Originally published in sections across various of her poetry collections, Heart First into This Ruin finally collects into one volume the complete 100 American Sonnets, Coleman’s contribution to the sonnet form and aesthetic expression of her experiences as a Black woman in America, un-degreed and unmarried—experiences simultaneously singular and familiar, unique and shared, compressed to 14 lines. The lines and stanza lengths vary from poem to poem, suggesting that Coleman tries to tailor each poem’s meter to its subject, the way it is talked about, described. And this she does very well, covering family, erotic love, work, chronic poverty, racism, and the damned knowledge that she is better than what she receives from American society.

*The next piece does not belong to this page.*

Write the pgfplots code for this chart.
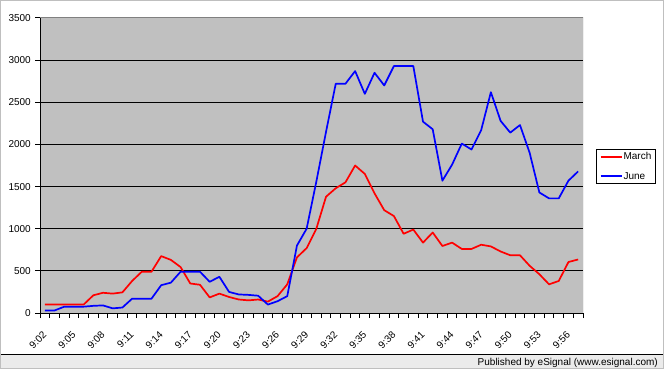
\documentclass[border=0pt]{standalone}
\usepackage{fontspec}
\setmainfont{Liberation Sans}
\usepackage{pgfplots}
\usepackage{pgfplotstable}
\pgfplotsset{compat=1.18}
\definecolor{plotbg}{HTML}{C0C0C0}
\definecolor{stripbg}{HTML}{EBEBEB}
\definecolor{frameg}{HTML}{808080}
\pgfplotstableread{
idx march june
0 100 30
1 100 30
2 100 75
3 100 75
4 100 75
5 210 85
6 240 90
7 230 55
8 245 65
9 380 170
10 490 170
11 490 170
12 675 330
13 630 360
14 545 490
15 350 490
16 335 490
17 185 370
18 230 430
19 190 250
20 160 220
21 150 215
22 160 205
23 135 100
24 200 140
25 340 200
26 660 800
27 770 1000
28 1000 1560
29 1380 2150
30 1480 2720
31 1550 2720
32 1750 2870
33 1650 2600
34 1420 2850
35 1220 2700
36 1150 2930
37 940 2930
38 990 2930
39 835 2270
40 955 2180
41 795 1570
42 835 1760
43 760 2010
44 760 1940
45 810 2170
46 790 2620
47 730 2280
48 685 2140
49 685 2230
50 560 1900
51 460 1430
52 340 1360
53 380 1360
54 605 1570
55 635 1680
}\datatable
\begin{document}
\begin{tikzpicture}
\useasboundingbox (0bp,0bp) rectangle (664bp,369bp);
\fill[white] (0bp,0bp) rectangle (664bp,369bp);
\fill[stripbg] (0bp,0bp) rectangle (664bp,14bp);
\draw[black, line width=1bp] (0bp,14.5bp) -- (664bp,14.5bp);
\draw[black!25, line width=1bp] (0.5bp,0.5bp) rectangle (663.5bp,368.5bp);
\node[anchor=base east, font=\fontsize{10bp}{12bp}\selectfont, inner sep=0pt] at (658bp,4bp) {Published by eSignal (www.esignal.com)};
\begin{axis}[
  at={(40bp,56bp)}, anchor=south west, scale only axis,
  width=543bp, height=295bp,
  xmin=-0.5, xmax=55.5, ymin=0, ymax=3500,
  axis lines*=left,
  axis line style={black, line width=1bp},
  axis background/.style={fill=plotbg},
  xtick={0,3,...,54},
  xticklabels={9:02,9:05,9:08,9:11,9:14,9:17,9:20,9:23,9:26,9:29,9:32,9:35,9:38,9:41,9:44,9:47,9:50,9:53,9:56},
  minor xtick={-0.5,0.5,...,55.5},
  ytick={0,500,...,3500},
  minor ytick={0,500,...,3500},
  major tick length=0pt,
  minor tick length=5bp,
  major tick style={draw=none},
  minor tick style={black, line width=1bp},
  tick align=outside,
  ymajorgrids,
  major grid style={black, line width=1bp},
  /pgf/number format/assume math mode=true,
  /pgf/number format/1000 sep={},
  yticklabel style={font=\fontsize{10bp}{12bp}\selectfont, anchor=east, inner sep=0pt, xshift=-9bp},
  xticklabel style={font=\fontsize{10bp}{12bp}\selectfont, inner sep=0pt, yshift=-20bp, rotate=45, anchor=east},
  legend style={at={(1.024,0.5559)}, anchor=north west, draw=black, line width=1bp, fill=white,
    font=\fontsize{10bp}{12bp}\selectfont, inner xsep=3bp, inner ysep=2bp, /tikz/row sep=9bp,
    nodes={inner sep=1bp}},
  legend cell align=left,
  legend image code/.code={\draw[#1, line width=2bp] (0bp,0bp) -- (21bp,0bp);},
]
\addplot[red, line width=1.7bp, line join=round] table[x=idx, y=march] {\datatable};
\addlegendentry{March}
\addplot[blue, line width=1.7bp, line join=round] table[x=idx, y=june] {\datatable};
\addlegendentry{June}
\draw[frameg, line width=1bp] (rel axis cs:0,1) -- (rel axis cs:1,1) -- (rel axis cs:1,0);
\end{axis}
\end{tikzpicture}
\end{document}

Here’s Coleman in meditative form, “American Sonnet #76”:
there be the fog outside and the fog inside settling over the gravesites and skin climate fit for ghosts and amnesiacs, befogged, intrusive skirtings thru filters, cracks and secrete spots, mist forming at my lover’s kiss in the pretty air, the kiss hovering and diving before it strikes me. mist oceanflow from resistance to peace time, mist taking root in the brown chair at the pine desk, composing, there is internal fog and external fog. a garden of spirits and drums, sprites thrilling on the ooze, of firs, walking naked, cold and hungry for smoke, the east, want borne on wickedness like a shot, or kiss, before diving into blankets and history to embrace the fog to give it form and flesh
An essential collection of American poetry from the late 20th century.
Wanda Coleman expands my vocabulary as well as my thinking. Where else am I going to go to get the words "apocryphon," "schizophasia," and "aphotic," all in a single poem ("American Sonnet 21"), outside this wondrous posthumous collection "Heart First into This Ruin"? Throughout this book, I reveled in Coleman's play with the language; her effortless incorporation of neologisms like "raptivist" ("American Sonnet 57") and "agririches" ("American Sonnet 75"); her conjuring of imagery that never feels cerebral or dryly academic. To the contrary, Coleman's writing has a precision that suggests she's whittled her verses down to an unfancy essence. Partly that's the nature of the sonnet. (When you're penning verses that max out around 14 lines, you don't have space to wax yourself onto a second page.) Partly that's a technique that's useful when throwing a literary punch. (Coleman's less concerned with the jabs than the knockout.) Noting the numerous dedications herein (to fellow poets such as Robert Mezey, Robert Lowell, Amiri Baraka), I can't help but hope that the future is one full of poets constantly paying tribute to Wanda Coleman, too.
Great to have these classic modernist poems together, powerful even if sometimes a polemical. Coleman can get very serious and even scary, but she plays a lot too, spinning out pop references and skat-like phrases that even sound like today's hip-hop. At her best, her social commentary is delivered with a uniquely sarcastic lyricism ("deader than economic boom news"). Real pain is also reflected in these poems, especially the death of a child.
I found myself, as I read through this book, writing poems of my own—not trying to imitate Coleman, but just inspired by her overflowing energy and love of language.
Coleman must have been great when reading these aloud. You can appreciate this book better by sampling recordings of her live readings, which you can find through a web search.
Wanda Coleman showed me the love of contemporary sonnets through her fantastic vocabulary, inventive wordplay, and experimentation on the form of the sonnet itself. I think to fully grasp the genius of this book I would have to read it at least one more time.